The key, I think, is found in one of the supreme bits of poetry written by man, the first question of the Westminster Shorter Catechism:

Q: What is man’s chief end?
A: Man’s chief end is to glorify God and to enjoy Him forever.

The brilliance of this answer is that man’s chief end is never ending. Man is called to glorify and enjoy (notice the singular: end, not ends. Glorifying without enjoying or enjoying without glorifying does not fulfill the requirements). Man’s chief end is something that constantly pushes us into the future. This is the answer: education leads us out of the present and into the future. Education is ongoing and oriented to the future, toward serving in the kingdom come.
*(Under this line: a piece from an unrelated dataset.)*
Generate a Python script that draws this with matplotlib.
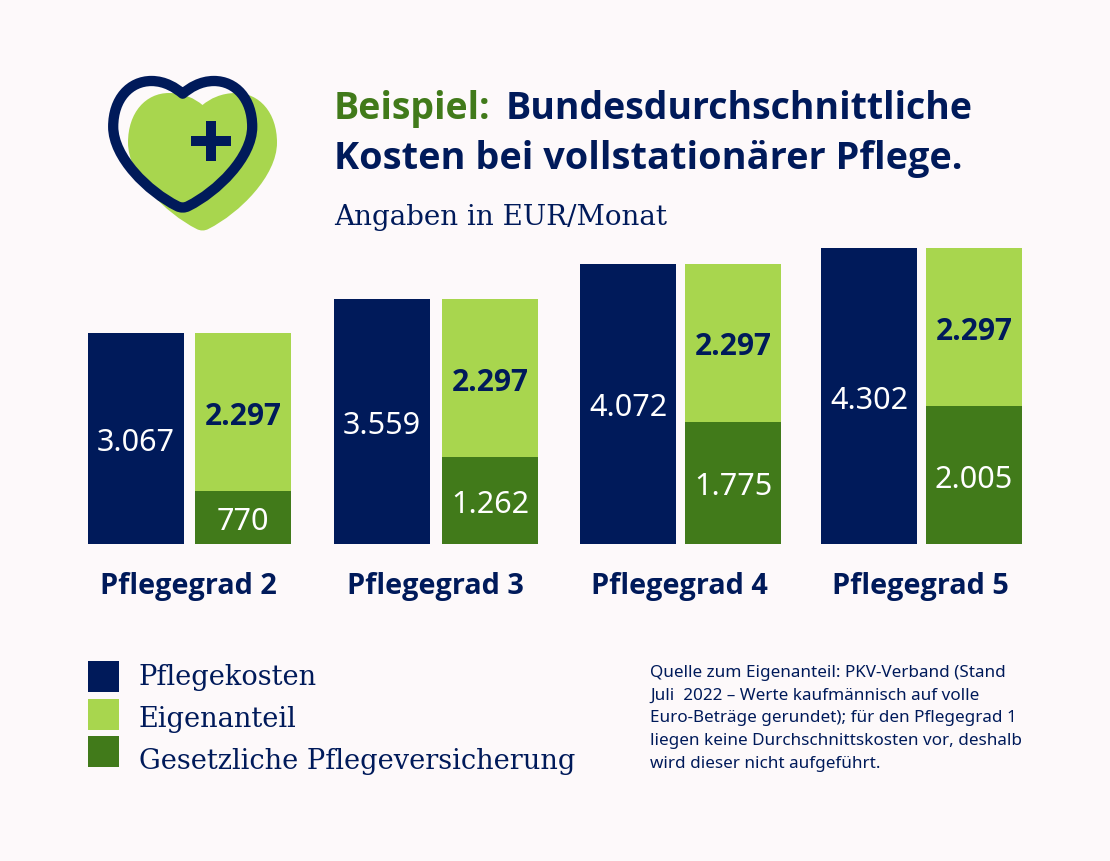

As the great Christian thinker Eugen Rosenstock-Huessy has said:

“At the center of the Christian creed is faith in death and resurrection. Christians believe in an end of the world not only once, but again and again. This and this alone is the power which enables us to die to our old habits and ideals, get out of our old ruts, leave our dead behind and take the first step into a genuine future. That is why Christianity and the future are synonymous.”

Education, as we learned above, is an exodus, leading to liberty and enjoyment. All through our lives we are called to glorify God and enjoy Him forever. Christian education and the future are synonymous.

Having no starting point has caused education to be looked upon as the foundation. In the history of the world, salvation through education has been a constant threat. Education apart from the Savior becomes the savior, education apart from slaves becomes the master, the end in itself. But Christians are the servants of the world and in their service they become free. Education for the purpose of career and salary is the new Egypt and we must be led out of education.